Hint – To prove the height of the tower, we consider the data given in the question and draw a figure which looks like a triangle each from point P and Q respectively. It is given that their angles made to the ground are complementary, i.e. their sum of angles of elevation are 90°. We use properties of triangles to prove height is$\sqrt {{\text{ab}}} $.

Complete step-by-step answer:
Given Data,
Points P and Q are at a distance a and b respectively from the tower.
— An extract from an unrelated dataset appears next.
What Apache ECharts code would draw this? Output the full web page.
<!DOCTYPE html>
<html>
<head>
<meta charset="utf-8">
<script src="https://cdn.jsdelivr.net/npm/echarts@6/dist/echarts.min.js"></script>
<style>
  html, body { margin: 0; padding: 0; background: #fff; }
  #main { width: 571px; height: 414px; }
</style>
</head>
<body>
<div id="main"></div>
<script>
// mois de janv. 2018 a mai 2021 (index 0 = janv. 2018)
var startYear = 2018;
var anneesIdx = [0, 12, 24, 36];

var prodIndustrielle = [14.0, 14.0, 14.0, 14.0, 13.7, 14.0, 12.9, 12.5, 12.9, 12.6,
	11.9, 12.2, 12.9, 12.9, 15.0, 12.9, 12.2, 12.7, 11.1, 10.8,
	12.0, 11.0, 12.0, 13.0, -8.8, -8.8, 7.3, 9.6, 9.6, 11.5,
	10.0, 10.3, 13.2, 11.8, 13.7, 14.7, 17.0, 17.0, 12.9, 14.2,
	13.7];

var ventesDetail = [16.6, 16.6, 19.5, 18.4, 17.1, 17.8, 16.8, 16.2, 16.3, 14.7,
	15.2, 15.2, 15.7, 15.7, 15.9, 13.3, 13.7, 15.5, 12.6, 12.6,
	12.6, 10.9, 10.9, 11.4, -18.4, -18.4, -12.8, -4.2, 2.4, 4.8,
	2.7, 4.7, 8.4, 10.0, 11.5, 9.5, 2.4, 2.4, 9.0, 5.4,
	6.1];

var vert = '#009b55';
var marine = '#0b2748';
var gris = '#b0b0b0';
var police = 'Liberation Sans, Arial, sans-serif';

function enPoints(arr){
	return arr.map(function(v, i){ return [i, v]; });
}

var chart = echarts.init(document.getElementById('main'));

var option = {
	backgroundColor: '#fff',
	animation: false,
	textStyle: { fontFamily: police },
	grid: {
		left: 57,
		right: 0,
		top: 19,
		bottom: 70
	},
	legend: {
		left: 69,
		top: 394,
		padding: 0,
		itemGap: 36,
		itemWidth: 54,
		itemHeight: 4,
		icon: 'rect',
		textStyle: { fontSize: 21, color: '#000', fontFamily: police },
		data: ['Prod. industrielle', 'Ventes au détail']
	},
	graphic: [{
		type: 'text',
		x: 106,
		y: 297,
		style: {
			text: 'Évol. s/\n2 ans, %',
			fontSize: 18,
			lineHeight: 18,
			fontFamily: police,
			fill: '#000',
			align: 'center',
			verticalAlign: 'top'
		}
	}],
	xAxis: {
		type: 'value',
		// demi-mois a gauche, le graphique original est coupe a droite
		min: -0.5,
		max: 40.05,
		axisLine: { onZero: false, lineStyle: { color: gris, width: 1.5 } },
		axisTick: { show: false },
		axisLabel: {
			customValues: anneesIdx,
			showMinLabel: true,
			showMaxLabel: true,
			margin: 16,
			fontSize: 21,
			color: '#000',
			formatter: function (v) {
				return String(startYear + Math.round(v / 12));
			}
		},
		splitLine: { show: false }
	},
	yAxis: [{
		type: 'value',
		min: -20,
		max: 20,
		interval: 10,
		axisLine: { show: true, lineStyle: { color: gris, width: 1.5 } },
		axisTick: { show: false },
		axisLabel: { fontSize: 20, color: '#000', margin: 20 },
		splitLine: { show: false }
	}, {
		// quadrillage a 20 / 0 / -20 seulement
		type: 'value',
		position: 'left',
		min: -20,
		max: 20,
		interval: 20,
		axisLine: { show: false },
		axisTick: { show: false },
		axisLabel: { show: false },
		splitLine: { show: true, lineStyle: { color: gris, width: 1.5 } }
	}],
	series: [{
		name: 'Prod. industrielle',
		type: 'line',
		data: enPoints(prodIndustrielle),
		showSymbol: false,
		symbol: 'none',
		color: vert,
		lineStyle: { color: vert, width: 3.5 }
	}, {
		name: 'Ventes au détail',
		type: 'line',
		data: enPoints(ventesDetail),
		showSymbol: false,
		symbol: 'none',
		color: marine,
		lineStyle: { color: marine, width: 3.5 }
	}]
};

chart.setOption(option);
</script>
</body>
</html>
The angles of elevation of P and Q are complementary.
That means if point P makes an angle of elevation θ from the ground, point Q makes an angle of elevation 90° - θ from the ground.
(θ + 90° - θ = 90° -- property of complementary angles)
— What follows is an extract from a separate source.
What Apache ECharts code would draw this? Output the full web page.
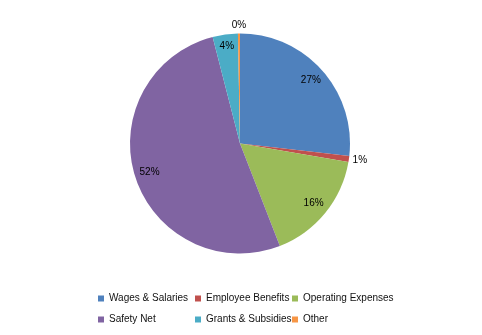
<!DOCTYPE html>
<html>
<head>
<meta charset="utf-8">
<script src="https://cdn.jsdelivr.net/npm/echarts@6/dist/echarts.min.js"></script>
<style>
  html, body { margin: 0; padding: 0; background: #fff; }
  #chart { width: 482px; height: 335px; }
</style>
</head>
<body>
<div id="chart"></div>
<script>
// Spending shares by category (percent of total)
const categories = ['Wages & Salaries', 'Employee Benefits', 'Operating Expenses', 'Safety Net', 'Grants & Subsidies', 'Other'];
const shares = [26.8, 0.9, 16.4, 51.9, 3.7, 0.3];
const colors = ['#4F81BD', '#C0504D', '#9BBB59', '#8064A2', '#4BACC6', '#F79646'];

const center = [240, 143.5];
const radius = 110;
const font = 'Liberation Sans, Arial, sans-serif';

const pieData = categories.map((name, i) => ({ name, value: shares[i] }));

// A transparent ring whose "inside" labels sit at distance `dist` from the centre,
// showing only the labels of the listed slices.
function labelRing(dist, shown) {
  return {
    type: 'pie',
    silent: true,
    center: center,
    radius: [dist - 12, dist + 12],
    startAngle: 90,
    clockwise: true,
    percentPrecision: 0,
    avoidLabelOverlap: false,
    itemStyle: { color: 'rgba(0,0,0,0)' },
    emphasis: { disabled: true },
    labelLine: { show: false },
    data: pieData.map((d, i) => ({
      name: d.name,
      value: d.value,
      label: { show: shown.indexOf(i) >= 0 }
    })),
    label: {
      position: 'inside',
      formatter: '{d}%',
      color: '#000',
      fontFamily: font,
      fontSize: 10
    },
    z: 3
  };
}

const chart = echarts.init(document.getElementById('chart'), null, { renderer: 'canvas' });
chart.setOption({
  animation: false,
  color: colors,
  legend: {
    data: categories,
    left: 98,
    top: 288,
    padding: 0,
    width: 300,
    itemWidth: 6,
    itemHeight: 6,
    itemGap: 0,
    icon: 'rect',
    selectedMode: false,
    textStyle: {
      color: '#111',
      fontFamily: font,
      fontSize: 10,
      width: 86,
      lineHeight: 21
    }
  },
  series: [
    {
      type: 'pie',
      center: center,
      radius: radius,
      startAngle: 90,
      clockwise: true,
      percentPrecision: 0,
      label: { show: false },
      labelLine: { show: false },
      emphasis: { disabled: true },
      itemStyle: { borderWidth: 0 },
      data: pieData,
      z: 2
    },
    labelRing(92, [0, 2, 3]),
    labelRing(95, [4]),
    labelRing(118, [1]),
    labelRing(115, [5])
  ]
});
</script>
</body>
</html>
Now let us draw a figure with all the data given in the question, it looks like:

Both the triangles formed are right angles triangles because the tower is placed perpendicular to the ground.
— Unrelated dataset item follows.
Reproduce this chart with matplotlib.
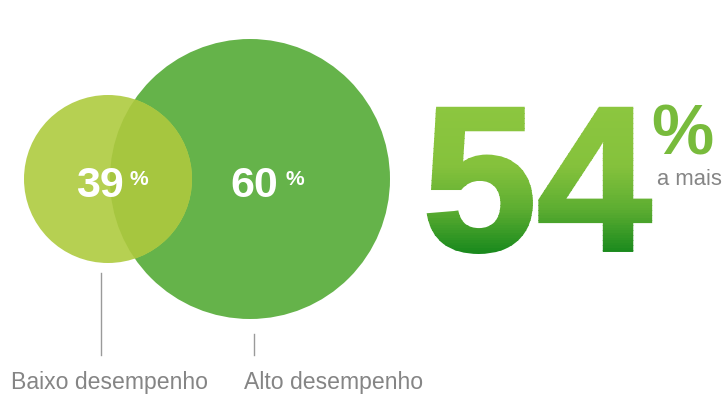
import numpy as np
import matplotlib
matplotlib.use("Agg")
import matplotlib.pyplot as plt
from matplotlib.patches import Circle, PathPatch, Rectangle
from matplotlib.textpath import TextPath
from matplotlib.font_manager import FontProperties
from matplotlib.colors import LinearSegmentedColormap
from matplotlib.transforms import Affine2D

# =========================
# DATA
# =========================
groups = ["Baixo desempenho", "Alto desempenho"]
shares = [39, 60]
difference = 54
diff_caption = "a mais"

# =========================
# STYLE
# =========================
W, H = 723, 406
FONT = "Liberation Sans"
COL_LOW = "#b6d052"
COL_HIGH = "#65b34a"
COL_OVERLAP = "#a6c63f"
COL_GRAY = "#858585"
COL_LINE = "#9a9a9a"


def px(v):
    # pixel size -> points (dpi 100)
    return v * 0.72


fig = plt.figure(figsize=(W / 100, H / 100), dpi=100)
ax = fig.add_axes([0, 0, 1, 1])
ax.set_xlim(0, W)
ax.set_ylim(H, 0)
ax.set_aspect("equal")
ax.axis("off")

# circles (centre x, centre y, radius) in pixels
circ_low = (108, 180, 84)
circ_high = (250, 180, 140)

ax.add_patch(Circle(circ_high[:2], circ_high[2], color=COL_HIGH, lw=0))
ax.add_patch(Circle(circ_low[:2], circ_low[2], color=COL_LOW, lw=0))

# overlap = small circle clipped by the big one
clip = Circle(circ_high[:2], circ_high[2], transform=ax.transData)
inter = Circle(circ_low[:2], circ_low[2], color=COL_OVERLAP, lw=0)
ax.add_patch(inter)
inter.set_clip_path(clip)

# values inside circles
for cx, pct_x, val in zip([100, 254], [129, 286], shares):
    ax.text(cx, 197, str(val), color="white", fontsize=px(43),
            fontweight="bold", family=FONT, ha="center", va="baseline")
    ax.text(pct_x, 185, "%", color="white", fontsize=px(21),
            fontweight="bold", family=FONT, ha="left", va="baseline")

# leader lines and labels
ax.plot([101, 101], [274, 356], color=COL_LINE, lw=1)
ax.plot([254, 254], [335, 356], color=COL_LINE, lw=1)
ax.text(11, 389, groups[0], color=COL_GRAY, fontsize=px(23), family=FONT,
        ha="left", va="baseline")
ax.text(244, 389, groups[1], color=COL_GRAY, fontsize=px(23), family=FONT,
        ha="left", va="baseline")

# =========================
# BIG GRADIENT NUMBER
# =========================
size = 206
stroke = 2.5  # points
fp = FontProperties(family=FONT, weight="bold")
tp = TextPath((0, 0), str(difference), size=size, prop=fp)
bb = tp.get_extents()
pad = stroke / 72 * 100 / 2
x0 = 427 + pad - bb.x0
base = 255 - pad + bb.y0

# real text underneath, gradient bands drawn over it
ax.text(x0, base, str(difference), color="#7fbe3a", fontsize=px(size),
        fontweight="bold", family=FONT, ha="left", va="baseline")

tr = Affine2D().scale(1, -1).translate(x0, base) + ax.transData
cmap = LinearSegmentedColormap.from_list(
    "g", [(0, "#8cc63f"), (0.4, "#85c23c"), (0.7, "#5cad31"), (1, "#17881c")])
top = base - bb.y1 - pad
bot = base - bb.y0 + pad
n = 60
edges = np.linspace(top - 1, bot + 1, n + 1)
for i in range(n):
    c = cmap(i / (n - 1))
    band = Rectangle((x0 - 20, edges[i]), 300, edges[i + 1] - edges[i] + 0.5,
                     transform=ax.transData)
    p = PathPatch(tp, transform=tr, facecolor=c, edgecolor=c, lw=stroke,
                  joinstyle="miter", zorder=3)
    ax.add_patch(p)
    p.set_clip_path(band)

ax.text(651, 155, "%", color="#78bb3c", fontsize=px(70), fontweight="bold",
        family=FONT, ha="left", va="baseline")
ax.text(657, 185, diff_caption, color=COL_GRAY, fontsize=px(22), family=FONT,
        ha="left", va="baseline", clip_on=False)

fig.savefig("out.png", dpi=100)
We use the trigonometric properties of triangles,
Now let us consider ∆ABP from the figure,
${\text{Tan }}\theta {\text{ = }}\dfrac{{{\text{AB}}}}{{{\text{BP}}}} = \dfrac{{{\text{AB}}}}{{\text{a}}}{\text{ - - - - - }}\left( 1 \right)$
Now let us consider ∆ABQ from the figure,
${\text{Tan }}\left( {90^\circ - \theta } \right){\text{ = }}\dfrac{{{\text{AB}}}}{{{\text{BQ}}}}$
We know the trigonometric identity of tan function says, ${\text{Tan }}\left( {90^\circ - \theta } \right) = {\text{Cot }}\left( \theta \right){\text{ and Tan }}\left( \theta \right) = \dfrac{1}{{{\text{Cot }}\left( \theta \right)}}$
Therefore our equation becomes,
$
   \Rightarrow {\text{Tan }}\left( {90^\circ - \theta } \right){\text{ = }}\dfrac{{{\text{AB}}}}{{{\text{BQ}}}} \\
   \Rightarrow {\text{Cot }}\left( \theta \right){\text{ = }}\dfrac{{{\text{AB}}}}{{{\text{BQ}}}} \\
   \Rightarrow \dfrac{1}{{{\text{Tan }}\theta }}{\text{ = }}\dfrac{{{\text{AB}}}}{{{\text{BQ}}}} \\
   \Rightarrow {\text{Tan }}\theta {\text{ = }}\dfrac{{{\text{BQ}}}}{{{\text{AB}}}} = \dfrac{{\text{b}}}{{{\text{AB}}}}{\text{ - - - - - }}\left( 2 \right) \\
$
Now comparing equations (1) and (2), we get
$
   \Rightarrow \dfrac{{{\text{AB}}}}{{\text{a}}} = \dfrac{{\text{b}}}{{{\text{AB}}}} \\
   \Rightarrow {\text{A}}{{\text{B}}^2} = {\text{ab}} \\
   \Rightarrow {\text{AB = }}\sqrt {{\text{ab}}} \\
$
Therefore the height of the tower is$\sqrt {{\text{ab}}} $.
Hence proved.

Note – In order to solve this type of question the key is to know the definition of complementary angles, this gives us the angles of elevation. Anytime there is a question of this type, carefully drawing an appropriate figure helps us easily solve the problem. Having good knowledge in the trigonometric properties of triangles, tangent and cotangent functions and their conversions are essential to establish a relation between both the angles of elevation.
Complementary angles – sum of the angles is 90°.
Supplementary angles – sum of the angles is 180°.